A report on how well Mecklenburg County serves its most vulnerable residents, abused and neglected children, found both hits and some painful misses.
The county last year commissioned Eckerd Kids, a Florida-based human services nonprofit, to assess the Department of Social Service’s child welfare work. The county has custody of 550 to 600 children at any given time.
“By and large, there’s a lot of great work being done,” study lead Ron Zychowski told county commissioners Tuesday night.
The seven-month study praised DSS for the few children who return to foster care after finding permanent homes, timely adoptions and the absence of abuse among foster children.
But Eckerd found problems with children finding long-lasting new relationships, or being adopted, after being removed from their homes. The percentage finding “permanency” within 12 months is among the lowest in the nation, Zychowski said.

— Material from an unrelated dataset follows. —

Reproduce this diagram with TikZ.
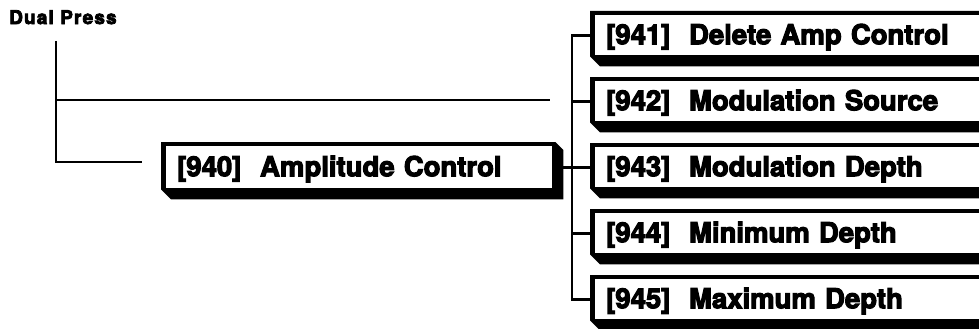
\documentclass[tikz,border=0pt]{standalone}
\usepackage{fontspec}
\newfontfamily\hv{TeX Gyre Heros}[BoldFeatures={FakeBold=4}]
\newfontfamily\hvsp{TeX Gyre Heros}[LetterSpace=6,BoldFeatures={FakeBold=4}]
\usetikzlibrary{backgrounds}
\newcommand\boxshadow[1]{\fill[black] ([shift={(-5,-4)}]#1.north west) -- ([shift={(3,-4)}]#1.north east) -- ([shift={(11,4)}]#1.north east) -- ([shift={(11,11)}]#1.south east) -- ([shift={(5,11)}]#1.south west) -- ([shift={(-5,1)}]#1.south west) -- cycle;}
\tikzset{
  menubox/.style={fill=white, inner xsep=11pt, inner ysep=0pt, align=left, anchor=north west,
    font={\hv\bfseries\fontsize{27.5}{30}\selectfont}, text height=20pt, text depth=2pt},
  rbox/.style={menubox, text width=382pt, minimum height=40pt},
  mbox/.style={menubox, text width=364pt, minimum height=42pt},
  lline/.style={line width=1.4pt},
  busline/.style={line width=2.8pt, line cap=rect},
  stub/.style={line width=2.8pt}
}
\begin{document}
\begin{tikzpicture}[x=1pt,y=-1pt]
\useasboundingbox (0,0) rectangle (979,329);
\node[font={\hvsp\bfseries\fontsize{19}{22}\selectfont}, anchor=north west, inner sep=0pt] (dp) at (9,10) {Dual Press};
\node[mbox] (b940) at (166,146) {[940]\hspace{0.68em}Amplitude Control};
\node[rbox] (b941) at (595,15) {[941]\hspace{0.68em}Delete Amp Control};
\node[rbox] (b942) at (595,81) {[942]\hspace{0.68em}Modulation Source};
\node[rbox] (b943) at (595,147) {[943]\hspace{0.68em}Modulation Depth};
\node[rbox] (b944) at (595,213) {[944]\hspace{0.68em}Minimum Depth};
\node[rbox] (b945) at (595,279) {[945]\hspace{0.68em}Maximum Depth};
\begin{pgfonlayer}{background}
\foreach \n in {940,...,945} {\boxshadow{b\n}}
\end{pgfonlayer}
\coordinate (bus) at (572,0);
\draw[busline] (b941.west -| bus) -- (b945.west -| bus);
\foreach \n in {941,...,945} {\draw[stub] (b\n.west -| bus) -- (b\n.west);}
\draw[stub] (b940.east) -- (b940.east -| bus);
\coordinate (v0) at (56,41);
\coordinate (v1) at (56,100);
\coordinate (v2) at (56,162);
\coordinate (e1) at (550,100);
\coordinate (e2) at (142,162);
\draw[lline] (v0) -- (v2) -- (e2);
\draw[lline] (v1) -- (e1);
\end{tikzpicture}
\end{document}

To receive federal money, social service agencies have to comply with seven performance measures including timely permanency and placement stability for children. Mecklenburg didn’t hit federal benchmarks for three of the seven measures in 2015, Eckerd said.
For years before DSS director Peggy Eagan’s appointment in 2013, reports showed DSS struggling to meet federal standards for protecting and providing for children. A 2011 state report cited nearly two dozen areas of deficiencies. Director Mary Wilson was fired in 2012.
The Eckerd study was DSS’ first chance to take a holistic view of its child welfare work, Eagan said after Tuesday’s meeting.
“The important thing is administrative changes,” she said of the report’s recommendations. “I hope what people heard was that the service is solid.”
District 1 commissioner Jim Puckett asked his colleagues to remember at budget time that abused kids have no political power. “We’re kind of the point of the sword on this,” he said.
County manager Dena Diorio said expanded use of data analytics will play a key part in implementing the study’s recommendations.
For now, Mecklenburg doesn’t gather enough data to effectively monitor and improve the child welfare system, the study found. Data is scattered, lacks detail and focuses more on process and administrative measure than on outcomes, it said.
DSS’ Youth and Family Services Division got a 13 percent boost in budget and staffing this fiscal year, to 419 employees, in part to invest more on child placements. Some units within the division still need more staff, Eckerd said.
A chronic problem in helping children find permanent homes is turnover among social workers, with many leaving a profession that is emotionally draining. Statewide surveys put the turnover rate at 32 percent to 44 percent a year.